Surf Air: A California airline's all-you-can-fly model

Would you pay $1,750 per month to take an unlimited number of short-haul flights within California?

This is the business model for Surf Air, a Santa Monica, California-based airline that uses what it calls the "Netflix" model. For a fixed fee each month, plus a one-time initiation fee, you can fly all you want. 

Granted, it's a limited operation. I took a ride recently on Surf Air's fourth aircraft, a new Pilatus PC-12 turboprop with eight leather seats.  On the busiest of days, Surf Air now flies roughly 30 departures from six destinations -- Burbank, Hawthorne, San Carlos, Santa Barbara, Truckee, and Carlsbad. It will begin flying to Oakland in December. Between many markets, it's flying three times per day.

I would have thought Surf Air would be popular among travelers seeking value. But CEO Jeff Potter told me the average user flies only about 3.5 segments per month. He said customers generally choose Surf Air because it's more convenient and comfortable than scheduled airlines. Surf Air operates from private terminals, so it's possible to arrive at the airport 15 minutes before departure. Passengers at these private terminals also do not need to clear security, and they get free snacks and drinks while they wait. 

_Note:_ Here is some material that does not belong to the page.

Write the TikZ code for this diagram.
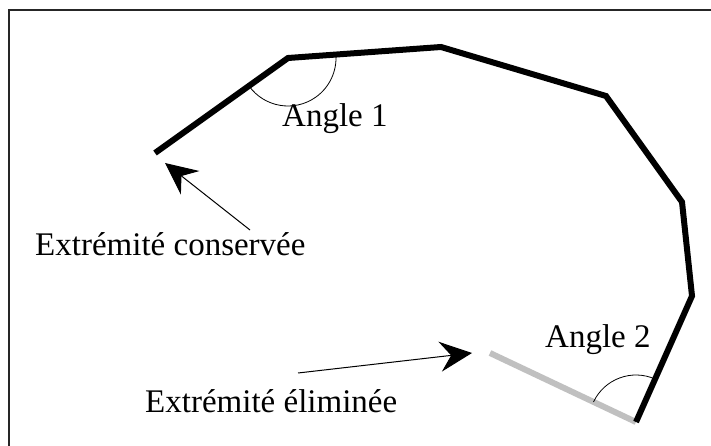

Many Surf Air travelers -- or members, in company parlance -- tend to be entrepreneurs and techies, who use Surf Air to get between the Los Angeles area and Silicon Valley. Apparently, they enjoy networking with each other on board the aircraft. The memberships are also popular among people who have second homes in places like Santa Barbara and Lake Tahoe. The majority of members ordinarily would fly on commercial airlines, though some used to fly private and others used to drive.

Surf Air just placed a firm order for 15 new aircraft, only one of which has arrived, so the airline will be soon be in growth mode. Eventually, it wants to have similar operations in Florida and Texas, as well as a larger footprint in California.

But there could be drawbacks to joining Surf Air. First, the route network remains limited, as is the number of flights. Second, while it is an all-you-can-fly model, some flights do fill up, so it's possible you might not be able to get that last-minute ride home if you do not plan ahead. Third, while Surf Air has done a great job outfitting its turboprops, you need to know you're not getting a private jet experience. The PC-12 is not a large airplane, and it is noisier than the typical commercial jet, at least in my opinion. 

What do you think? Are you intrigued by Surf Air?